Moving a blog and all of it's parts from one home to another is an awful lot of work. It kind of feels like I've been trudging through puddles the last couple of days. Working my way through one puddle to find out that I'm suddenly knee deep in another one. A messy muddy murky one that my boots are sticking in. And, if I lift my foot up too soon it's just going to ensure that I leave my boot stuck behind me... possibly to get sucked in where it will be lost forever.
I know... I'm being dramatic.
I'm slowly working my way through. I'm learning a few little things as I go. I know that a lot of my previous links are broken (and I'm not sure how to fix that yet). I know that (right now) I'm never sure what's going to open if I type in amadisonmom.net or amadisonmom.com or amadisonmomblogspot.com. I'm hoping that (eventually) no matter what you type in you'll end up in the right place. The whole process of redirecting all of my "stuff" has me a little overwhelmed.

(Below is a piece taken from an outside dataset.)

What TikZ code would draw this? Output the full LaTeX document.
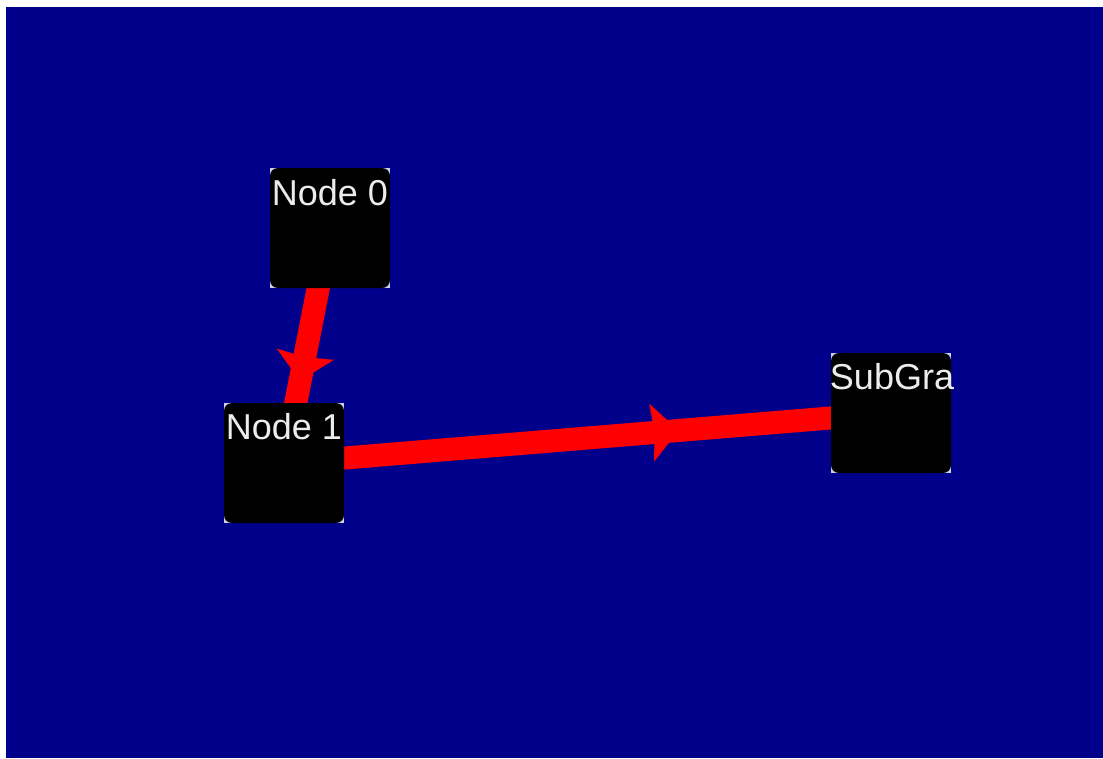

I've had a few "scares". I've been trying out different processes... different "plug-ins" to help me work with my mess. At one point I was stuck in a redirecting loop and couldn't get back to my dashboard. (That was fun.) I clicked one thing and the next thing I knew my whole home page just disappeared. I thought I lost everything in one click! I had to walk away and go to lunch. I gave myself a headache and I'm sure my blood pressure was lovely. I came back and tried again. My posts have not disappeared. My home page seems to be where it should be. I can't say my links in my previous posts are all working. I'll get there.
But... BUT... all of the posts from all 3 of my blogs are now in one place. I have 1 home. 1 place to work. 1 place to share. 1 place to worry about updating.
I still have a lot to figure out, but I'm getting there.
The mess will come together. The puddles will clear up.
(In the mean time... I sure could use some advil and some coffee!!!)